1. Field of the Invention
The present invention relates to a path setting method and apparatus for setting multiple paths to provide a service for a subscriber. More particularly, the present invention relates to a path setting method and apparatus for securing a bandwidth for all paths required to provide a service for a subscriber.
2. Description of the Related Art
A system whereby multiple paths are set when a service is provided for a subscriber is well known. For example, a video-on-demand (VOD) service includes a well-known system whereby a control channel, a voice channel and an image channel, respectively, are set and a service is provided to a subscriber from a server via a switching system. However, there is a demand for increased efficiency for the setting of paths in this type of system.
FIG. 1 illustrates an example of a conventional switching system. As shown in FIG. 1, the switching system 30 includes a switching part 33, and circuit handling parts 32. A server 35 (service provision subscriber) regenerates and provides video images requested by subscribers 31 A, B, C. The circuit handling parts 32 include an optical-electrical exchange part to connect subscribers 31 or server 35 by an optical transmission path. When the switching system 30 shown in FIG. 1 is an asynchronous transfer mode (ATM) switching system, it includes smoothing and policing functions of the ATM cell.
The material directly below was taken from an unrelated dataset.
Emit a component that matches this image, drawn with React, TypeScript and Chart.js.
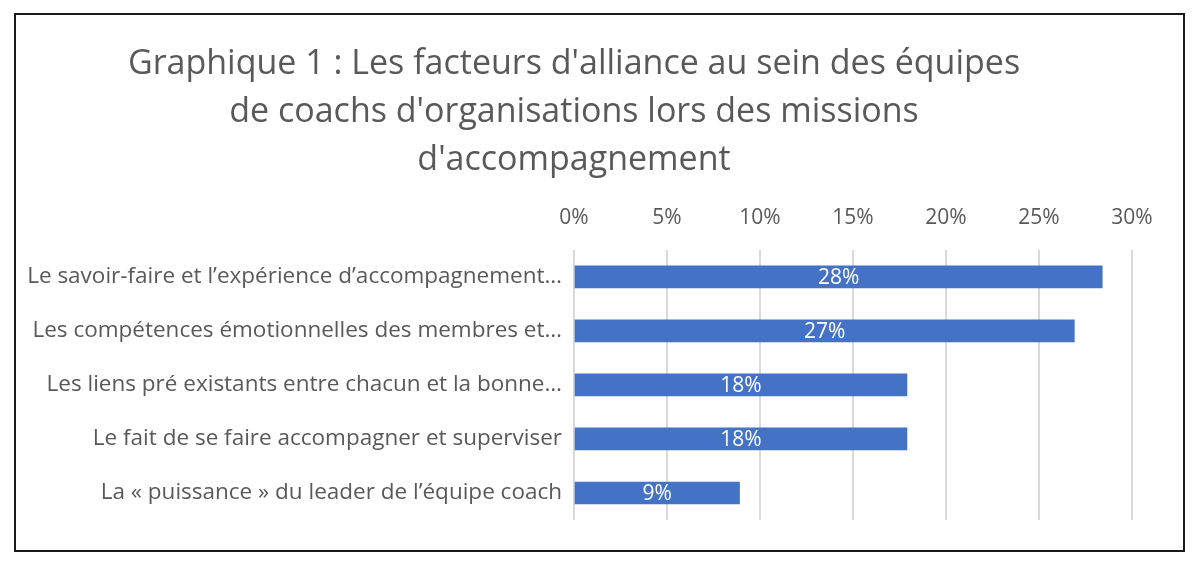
import React, { useEffect, useRef } from "react";
import { Chart, registerables } from "chart.js";

Chart.register(...registerables);

const titleLines = [
  "Graphique 1 : Les facteurs d'alliance au sein des équipes",
  "de coachs d'organisations lors des missions",
  "d'accompagnement",
];

const categories = [
  "Le savoir-faire et l’expérience d’accompagnement…",
  "Les compétences émotionnelles des membres et…",
  "Les liens pré existants entre chacun et la bonne…",
  "Le fait de se faire accompagner et superviser",
  "La « puissance » du leader de l’équipe coach",
];

// share of responses, in percent
const shares = [28.4, 26.9, 17.9, 17.9, 8.9];

const axisMax = 30;
const axisStep = 5;

const FONT = "'Open Sans', Lato, sans-serif";
const TEXT = "#595959";
const BAR = "#4472C4";

const barValueLabels = {
  id: "barValueLabels",
  afterDatasetsDraw(chart: any) {
    const { ctx } = chart;
    const meta = chart.getDatasetMeta(0);
    ctx.save();
    ctx.fillStyle = "#ffffff";
    ctx.font = `21px ${FONT}`;
    ctx.textAlign = "center";
    ctx.textBaseline = "middle";
    meta.data.forEach((bar: any, i: number) => {
      const v = chart.data.datasets[0].data[i] as number;
      const cx = (bar.base + bar.x) / 2;
      ctx.fillText(`${Math.round(v)}%`, cx, bar.y + 1);
    });
    ctx.restore();
  },
};

export default function App() {
  const canvasRef = useRef<HTMLCanvasElement>(null);

  useEffect(() => {
    if (!canvasRef.current) return;
    const chart = new Chart(canvasRef.current, {
      type: "bar",
      data: {
        labels: categories,
        datasets: [
          {
            data: shares,
            backgroundColor: BAR,
            barThickness: 22,
          },
        ],
      },
      options: {
        indexAxis: "y",
        animation: false,
        responsive: true,
        maintainAspectRatio: false,
        layout: { padding: { left: 0, right: 51, bottom: 30, top: 0 } },
        plugins: {
          legend: { display: false },
          tooltip: { enabled: false },
          title: {
            display: true,
            text: titleLines,
            color: TEXT,
            font: { family: FONT, size: 34, weight: "normal", lineHeight: 1.41 },
            padding: { top: 25, bottom: 8 },
          },
        },
        scales: {
          x: {
            position: "top",
            min: 0,
            max: axisMax,
            grid: { color: "#d9d9d9", lineWidth: 2, drawTicks: false },
            border: { display: false },
            ticks: {
              stepSize: axisStep,
              color: TEXT,
              font: { family: FONT, size: 21 },
              padding: 19,
              callback: (v: any) => `${v}%`,
            },
            afterFit: (scale: any) => {
              scale.height = 58;
            },
          },
          y: {
            grid: { display: false },
            border: { display: false },
            ticks: {
              color: TEXT,
              font: { family: FONT, size: 22.5 },
              padding: 4,
            },
            afterFit: (scale: any) => {
              scale.width = 558;
            },
          },
        },
      },
      plugins: [barValueLabels],
    });
    return () => chart.destroy();
  }, []);

  return (
    <div
      style={{
        position: "relative",
        boxSizing: "border-box",
        width: 1171,
        height: 539,
        margin: "5px 0 0 6px",
        border: "2px solid #1a1a1a",
        background: "#fff",
      }}
    >
      <canvas ref={canvasRef} />
    </div>
  );
}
The switching system 30 sets the control channel, the voice channel and the image channel between subscribers 31 and the server 35 for the service provided by the server 35. Thus, a VOD service, which sends the regenerated voices and images from the server 35, is provided by sending requests from subscribers 31 to server 35 via the control channel. In other words, the VOD service using the switching system 30 differs from a conventional video-on-demand service offered on cable television and elsewhere in that it makes multiple settings between subscribers 31 and server 35 for dedicated channels which have bandwidths which are the same or are different. For example, the control channel can have a 16 Kbps or a 64 Kbps bandwidth; the voice channel can have a 64 Kbps bandwidth; and, the image channel can be have a 3 Mbps or a 5 Mbps bandwidth.
FIG. 2 is an explanatory diagram of a prior art control sequence for setting the control channel, the voice channel and the image channel with the switching system shown in FIG. 1. As shown in FIG. 2, subscribers 31 A, B, C, D, the switching system 30 and the server 35 are indicated by vertical lines. For example, when subscriber A sends a SETUP (call setting request) message to set the control channel, the switching system secures the control channel bandwidth and sends the message to the server. Likewise, subscribers B, C and D send SETUP messages to set the control channels in the same manner. The server sends path completion response messages to subscribers A, B, C and D for the SETUP messages which set the control channels.
Next, subscribers A, B, C and D send SETUP messages to set the voice channels. The switching system secures a bandwidth for the voice channels. The server sends path completion response messages for the SETUP messages which set the voice channels to subscribers A, B, C and D.
Next, subscribers A, B, C and D send SETUP messages to set the image channels. The switching system secures the bandwidth for the image channels and sends SETUP messages to the server. The server sends path completion response messages for the SETUP messages which set the image channels to subscribers A, B, C and D.
Since the control channel, the voice channel and the image channel are set between subscribers A, B, C and D and the server by the above-described type of operations, a request is sent to the server via the control channel so that video reproduction images and the like can be provided from the server via the voice channel and the image channel.
In the prior art system wherein a service, such as the VOD service and other similar types of services, is provided by setting multiple paths for a subscriber, if the bandwidth for the control channel is 64 Kbps, the bandwidth for the voice channel is 64 Kbps, the bandwidth for the image channel is 3 Mbps and the available bandwidth between the switching system and the server is 30 Mbps, then the control channel, voice channel, image channel are set, in that order. Thus, for example, when 235 subscribers call in at the same time and the control channel and the voice channel have been set, the total bandwidth is (64 Kbps+64 Kbps)×235=30,080 Kbps=30.08 Mbps, and the bandwidth exceeds 30 Mbps of available bandwidth by only 80 Kbps.
Thus, when the required bandwidth adds up to more than the available bandwidth, there is no remaining bandwidth and an image channel setting cannot be made for the subscribers who have called in. In this case, in accordance with the prior art, a path disable message is sent to all the subscribers who have called in. As a result, even if the available bandwidth is 30 Mbps and nine (9) subscribers can receive the VOD service ((64 Kbps+64 Kbps+3 Mbps)×9=28,152 Kbps<30 Mbps), when the subscribers call in at once and set the control channels and the voice channels, the available bandwidth between the switching system and the server disappears. Therefore, the image channel can no longer be set and, as a result, none of the subscribers can be provided the VOD service. Furthermore, there are problems in that service deteriorates.